RF - Em artigo recente na revista da Afrobras pontuei que a comunidade afrobrasileira foi aprisionada em um enredo, o da classe C, que acabou diluindo suas demandas históricas. A questão da pobreza no Brasil em elação direta com a cor da pele. Sabemos disso quando entramos em um supermercado, quando entramos em um shopping Center ou quando fazemos sinal para um táxi. Atitudes cotidianas, mas que, no caso dos afrobrasileiros, se traveste muitas vezes de um verdadeiro desafio. A noção e as teses de que a questão é de renda e não de cor da pele, não resiste a uma simples comprovação. Basta enviarmos dois jovens a um restaurante: um branco e outro negro, vestidos igualzinho. Adivinhe que será atendido melhor e quem será seguido pelo segurança... Essa é fácil, né!?

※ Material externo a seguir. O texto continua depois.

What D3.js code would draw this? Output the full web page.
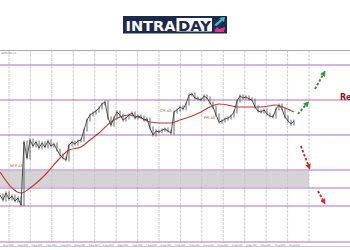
<!DOCTYPE html>
<html>
<head>
<meta charset="utf-8">
<script src="https://cdn.jsdelivr.net/npm/d3@7"></script>
<style>
  body { margin: 0; background: #fff; }
  svg { display: block; }
</style>
</head>
<body>
<svg id="chart" width="350" height="250"></svg>
<script>
// hourly-ish closes
const closes = [
  1.2565, 1.2550, 1.2571, 1.2553, 1.2562, 1.2547, 1.2556, 1.2535, 1.2724, 1.2676,
  1.2730, 1.2712, 1.2724, 1.2706, 1.2721, 1.2709, 1.2727, 1.2712, 1.2718, 1.2700,
  1.2685, 1.2676, 1.2670, 1.2715, 1.2724, 1.2718, 1.2727, 1.2730, 1.2760, 1.2790,
  1.2805, 1.2811, 1.2817, 1.2826, 1.2838, 1.2844, 1.2796, 1.2775, 1.2796, 1.2814,
  1.2805, 1.2790, 1.2796, 1.2805, 1.2811, 1.2796, 1.2802, 1.2799, 1.2790, 1.2793,
  1.2766, 1.2745, 1.2757, 1.2754, 1.2760, 1.2763, 1.2757, 1.2751, 1.2814, 1.2820,
  1.2829, 1.2823, 1.2838, 1.2865, 1.2868, 1.2856, 1.2853, 1.2850, 1.2862, 1.2856,
  1.2841, 1.2829, 1.2805, 1.2784, 1.2787, 1.2793, 1.2796, 1.2802, 1.2814, 1.2847,
  1.2862, 1.2856, 1.2859, 1.2853, 1.2850, 1.2829, 1.2817, 1.2814, 1.2820, 1.2808,
  1.2802, 1.2799, 1.2823, 1.2835, 1.2823, 1.2799, 1.2787, 1.2778, 1.2787
];

// moving average (sampled)
const maIdx  = [0, 7, 10, 15, 20, 23, 27, 30, 33, 37, 40, 43, 47, 50, 54, 57, 60, 64, 67, 70, 73, 80, 87, 92, 95, 98];
const maVals = [1.2634, 1.2571, 1.2586, 1.2625, 1.2676, 1.2700, 1.2709, 1.2730, 1.2751, 1.2784,
                1.2799, 1.2805, 1.2796, 1.2784, 1.2781, 1.2781, 1.2790, 1.2802, 1.2814, 1.2829,
                1.2838, 1.2829, 1.2829, 1.2835, 1.2826, 1.2814];

// horizontal levels and the grey zone
const levels = [1.2955, 1.2850, 1.2745, 1.2640, 1.2586, 1.2532, 1.2424];
const zone = [1.2637, 1.2589];

const gridDays = d3.range(15);
const timeLabels = ["31 Jul 2020", "3 Aug 2020", "3 Aug 2020", "4 Aug 2020", "4 Aug 2020", "5 Aug 2020",
  "5 Aug 2020", "6 Aug 2020", "6 Aug 2020", "7 Aug 2020", "7 Aug 2020", "10 Aug 2020", "10 Aug 2020",
  "11 Aug 2020", "11 Aug 2020", "12 Aug 2020", "12 Aug 2020", "13 Aug 2020", "13 Aug 2020",
  "14 Aug 2020", "14 Aug 2020"];

// news labels
const eventNames  = ["NFP AS", "CPI AS", "PPI AS"];
const eventIdx    = [3.3, 53.3, 68];
const eventPrices = [1.2649, 1.2814, 1.2793];

// projected moves (index, price) start -> end
const upMoves   = [[99.3, 1.2808, 102.4, 1.2840], [105, 1.2883, 108, 1.2931]];
const downMoves = [[100.3, 1.2712, 103, 1.2649], [106, 1.2577, 108, 1.2544]];

const svg = d3.select("#chart");
const W = 350, H = 250;

let x = d3.scaleLinear().domain([0, 98]).range([0, 294]);
let y = d3.scaleLinear().domain([1.2400, 1.3000]).range([250, 50]);
let gx = d3.scalePoint().domain(gridDays).range([9, 309]);
let lx = d3.scalePoint().domain(d3.range(timeLabels.length)).range([3, 289]);

svg.append("rect").attr("width", W).attr("height", H).attr("fill", "#fff");

// grey zone
svg.append("rect")
    .attr("x", 0).attr("y", y(zone[0]))
    .attr("width", gx(14)).attr("height", y(zone[1]) - y(zone[0]))
    .attr("fill", "#d4d4d4");

// vertical grid
svg.selectAll(".vgrid")
    .data(gridDays)
    .enter().append("line")
    .attr("class", "vgrid")
    .attr("x1", d => gx(d)).attr("x2", d => gx(d))
    .attr("y1", 50).attr("y2", 243)
    .attr("stroke", "#c4c4c4")
    .attr("stroke-width", 0.8)
    .attr("stroke-dasharray", "3,1");

// frame
svg.append("line").attr("x1", 0).attr("x2", W).attr("y1", 50.5).attr("y2", 50.5)
    .attr("stroke", "#aaa").attr("stroke-width", 1);
svg.append("line").attr("x1", 0).attr("x2", W).attr("y1", 246.5).attr("y2", 246.5)
    .attr("stroke", "#bbb").attr("stroke-width", 0.8);

// levels
svg.selectAll(".level")
    .data(levels)
    .enter().append("line")
    .attr("class", "level")
    .attr("x1", 0).attr("x2", W)
    .attr("y1", d => y(d)).attr("y2", d => y(d))
    .attr("stroke", "#b06ccc")
    .attr("stroke-width", 1.2);

// MA
let maLine = d3.line()
    .x((d, i) => x(maIdx[i]))
    .y(d => y(d))
    .curve(d3.curveMonotoneX);
svg.append("path")
    .attr("d", maLine(maVals))
    .attr("fill", "none")
    .attr("stroke", "#cc3333")
    .attr("stroke-width", 1.1);

// price: thin candles from previous close + line
svg.selectAll(".body")
    .data(closes.slice(1))
    .enter().append("rect")
    .attr("class", "body")
    .attr("x", (d, i) => x(i + 1) - 0.5)
    .attr("width", 1)
    .attr("y", (d, i) => Math.min(y(d), y(closes[i])) - 1.5)
    .attr("height", (d, i) => Math.abs(y(d) - y(closes[i])) + 3)
    .attr("fill", "#6a6a6a");

let priceLine = d3.line()
    .x((d, i) => x(i))
    .y(d => y(d));
svg.append("path")
    .attr("d", priceLine(closes))
    .attr("fill", "none")
    .attr("stroke", "#3b3f3b")
    .attr("stroke-width", 0.9);

// event labels
svg.selectAll(".event")
    .data(eventNames)
    .enter().append("text")
    .attr("class", "event")
    .attr("x", (d, i) => x(eventIdx[i]))
    .attr("y", (d, i) => y(eventPrices[i]))
    .attr("font-family", "DejaVu Sans, sans-serif")
    .attr("font-size", 3.6)
    .attr("fill", "#c83232")
    .text(d => d);

// Resistance label, clipped by the edge as in the source
svg.append("text")
    .attr("x", x(113.3))
    .attr("y", y(1.2850) - 0.5)
    .attr("font-family", "DejaVu Sans, sans-serif")
    .attr("font-weight", "bold")
    .attr("font-size", 8)
    .attr("fill", "#8e1c1c")
    .text("Resistance");

// arrows
let defs = svg.append("defs");
[["up", "#2f9b3a"], ["down", "#d42a2a"]].forEach(([id, col]) => {
    defs.append("marker")
        .attr("id", "arr-" + id)
        .attr("viewBox", "0 0 10 10")
        .attr("refX", 5).attr("refY", 5)
        .attr("markerWidth", 3).attr("markerHeight", 3)
        .attr("orient", "auto")
        .append("path")
        .attr("d", "M0,0 L10,5 L0,10 Z")
        .attr("fill", col);
});

function drawMoves(moves, id, col) {
    svg.selectAll(".mv-" + id)
        .data(moves)
        .enter().append("line")
        .attr("class", "mv-" + id)
        .attr("x1", d => x(d[0])).attr("y1", d => y(d[1]))
        .attr("x2", d => x(d[2])).attr("y2", d => y(d[3]))
        .attr("stroke", col)
        .attr("stroke-width", 1.9)
        .attr("stroke-dasharray", "2.5,1.8")
        .attr("marker-end", `url(#arr-${id})`);
}
drawMoves(upMoves, "up", "#2f9b3a");
drawMoves(downMoves, "down", "#d42a2a");

// time labels, squeezed so they do not run into each other
svg.selectAll(".tlabel")
    .data(timeLabels)
    .enter().append("text")
    .attr("class", "tlabel")
    .attr("x", (d, i) => lx(i))
    .attr("y", 245.5)
    .attr("font-family", "DejaVu Sans, sans-serif")
    .attr("font-size", 2.4)
    .attr("textLength", 10.5).attr("lengthAdjust", "spacingAndGlyphs")
    .attr("fill", "#666")
    .text(d => d);

svg.append("text")
    .attr("x", 1).attr("y", 53.5)
    .attr("font-family", "DejaVu Sans, sans-serif")
    .attr("font-size", 2.6)
    .attr("fill", "#777")
    .text("GBPUSD,H1");

// logo
let logo = svg.append("g");
logo.append("rect")
    .attr("x", 123).attr("y", 16).attr("width", 104).attr("height", 17.5)
    .attr("fill", "#1d2a4d");
logo.append("text")
    .attr("x", 125.5).attr("y", 30.5)
    .attr("font-family", "DejaVu Sans, sans-serif")
    .attr("font-weight", "bold")
    .attr("font-size", 14.5)
    .attr("textLength", 50).attr("lengthAdjust", "spacingAndGlyphs")
    .attr("fill", "#fff")
    .text("INTRA");
logo.append("rect")
    .attr("x", 176.5).attr("y", 18).attr("width", 35.5).attr("height", 13.5)
    .attr("fill", "#fff");
logo.append("text")
    .attr("x", 178).attr("y", 30.5)
    .attr("font-family", "DejaVu Sans, sans-serif")
    .attr("font-weight", "bold")
    .attr("font-size", 14.5)
    .attr("textLength", 33).attr("lengthAdjust", "spacingAndGlyphs")
    .attr("fill", "#1d2a4d")
    .text("DAY");
logo.append("path")
    .attr("d", "M214,25 L221,19 L219,18 L225,17 L224,22 L222.5,20.5 L216.5,26 Z")
    .attr("fill", "#2bc4d4");
logo.append("path")
    .attr("d", "M215,32 L224,32 L225,27 L219,29 L217,27 L214.5,30 Z")
    .attr("fill", "#e0338f");
</script>
</body>
</html>
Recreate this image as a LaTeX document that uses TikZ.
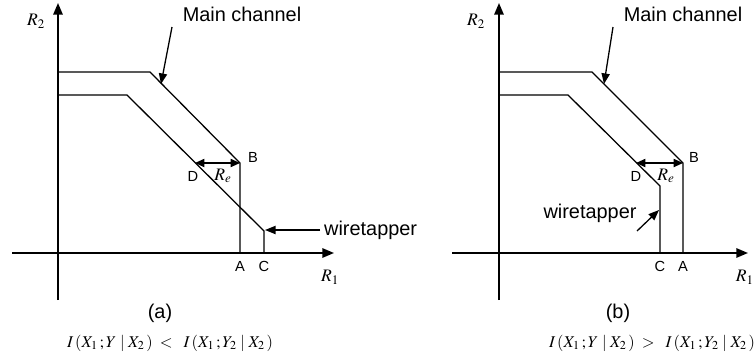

Afropress - Faça as considerações que julgar pertinentes.

RF - Acredito que a promoção da diversidade é um trabalho que deve ser exercido no dia a dia. Quando contratamos serviços ou compramos produtos, por que, quase nunca, ou nunca, questionamos a inexistência de afrobrasileiros no recinto?  Não existem por que não cobramos sua presença. Sim, a comunidade negra se deixou levar pela Síndrome de Estocolmo. Os 400 anos de exploração sistemática fizeram grudar na cabeça de muitos irmãos que temos de nos conformar com o que vemos por aí. Uma TV que mostra apenas 30% da população brasileira, onde os afrobrasileiros não arranjam emprego porque não têm “boa aparência”, e porque o mundo é assim mesmo. Não, não é! Nunca foi! Nosso dinheiro vale tanto quanto o dos demais brasileiros. Os impostos que pagamos são os mesmos. Logo, deveríamos ter o mesmo direito em todos os níveis. Se não os temos, é porque muitas vezes nos deixamos levar por um enredo que nos colocou na subserviência, nos convencendo que este era o nosso lugar.

Quando fiz a relação do Prêmio Empreendedor Sustentável, procurei lançar luzes sobre um número bastante diverso de empreendedores. Das iniciativas teoricamente mais simples até as mais complexas, na prática. Não fiz uma espécie de cota... Muito pelo contrário. O que fiz de fundamental foi não excluir as pessoas pela cor ou o seu lugar de origem. Ganhamos todos. Especialmente a cidadania.